◆ INSTRUCTIONS FOR THE TASK ◆
Search the listing for the string "with" and copy every line that contains it.

════════════════

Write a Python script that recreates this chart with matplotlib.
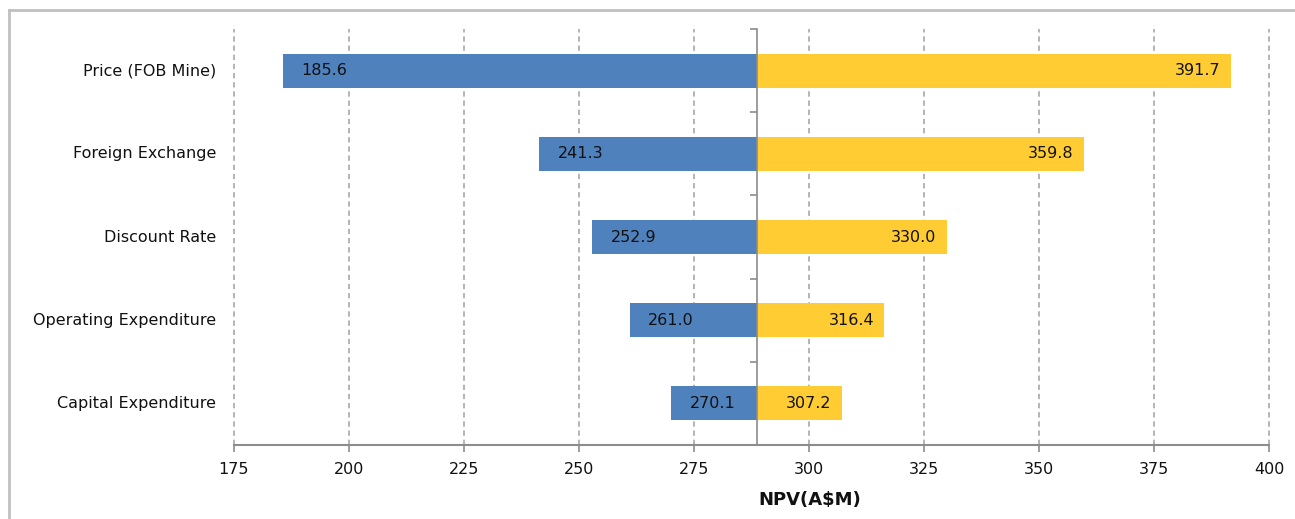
import matplotlib
matplotlib.use("Agg")
import matplotlib.pyplot as plt
from matplotlib.lines import Line2D
import matplotlib.transforms as mtransforms

# data
categories = ["Price (FOB Mine)", "Foreign Exchange", "Discount Rate",
              "Operating Expenditure", "Capital Expenditure"]
low_vals = [185.6, 241.3, 252.9, 261.0, 270.1]
high_vals = [391.7, 359.8, 330.0, 316.4, 307.2]
base_npv = 288.7
x_ticks = [175, 200, 225, 250, 275, 300, 325, 350, 375, 400]

blue = "#4F81BD"
yellow = "#FFCC33"
grey = "#8c8c8c"
txt = "#111111"

fig = plt.figure(figsize=(12.95, 5.19), dpi=100)
ax = fig.add_axes([234 / 1295, 1 - 445 / 519, (1269 - 234) / 1295, (445 - 29) / 519])

n = len(categories)
ypos = [n - 1 - i for i in range(n)]

# grid first so bars cover it
for xt in x_ticks:
    ax.axvline(xt, color="#a0a0a0", lw=1.1, ls=(0, (3.5, 2.5)), zorder=0, clip_on=False)

for y, lo, hi in zip(ypos, low_vals, high_vals):
    ax.barh(y, lo - base_npv, left=base_npv, height=0.41, color=blue, zorder=2)
    ax.barh(y, hi - base_npv, left=base_npv, height=0.41, color=yellow, zorder=2)
    ax.annotate(f"{lo:.1f}", (lo, y), xytext=(13.5, 0), textcoords="offset points",
                ha="left", va="center", fontsize=11.5, color=txt, zorder=3)
    ax.annotate(f"{hi:.1f}", (hi, y), xytext=(-7.5, 0), textcoords="offset points",
                ha="right", va="center", fontsize=11.5, color=txt, zorder=3)

ax.set_xlim(175, 400)
ax.set_ylim(-0.5, n - 0.5)
ax.set_xticks(x_ticks)
ax.tick_params(axis="x", direction="out", length=5, width=1.2, color=grey,
               pad=7, labelsize=11.5, labelcolor=txt)

# centre axis at base value with boundary ticks
ax.spines["left"].set_position(("data", base_npv))
ax.spines["left"].set_color(grey)
ax.spines["left"].set_linewidth(1.2)
ax.spines["left"].set_zorder(4)
ax.set_yticks([i - 0.5 for i in range(n + 1)])
ax.set_yticklabels([])
ax.tick_params(axis="y", direction="out", length=5, width=1.2, color=grey)
ax.spines["bottom"].set_color(grey)
ax.spines["bottom"].set_linewidth(1.5)
ax.spines["top"].set_visible(False)
ax.spines["right"].set_visible(False)

trans = mtransforms.blended_transform_factory(ax.transAxes, ax.transData)
for y, name in zip(ypos, categories):
    ax.text(-0.0174, y, name, transform=trans, ha="right", va="center",
            fontsize=11.5, color=txt)

fig.text(810 / 1295, 1 - 500 / 519, r"NPV(A\$M)", ha="center", va="center",
         fontsize=13, fontweight="bold", color=txt)

# outer chart frame
fig.add_artist(Line2D([9 / 1295, 9 / 1295], [0, 1 - 10 / 519], transform=fig.transFigure,
                      color="#c0c0c0", lw=2))
fig.add_artist(Line2D([9 / 1295, 1], [1 - 10 / 519, 1 - 10 / 519], transform=fig.transFigure,
                      color="#c0c0c0", lw=2))

fig.savefig("out.png", dpi=100)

════════════════

◆ OUTPUT ◆
Write a Python script that recreates this chart with matplotlib.
# centre axis at base value with boundary ticks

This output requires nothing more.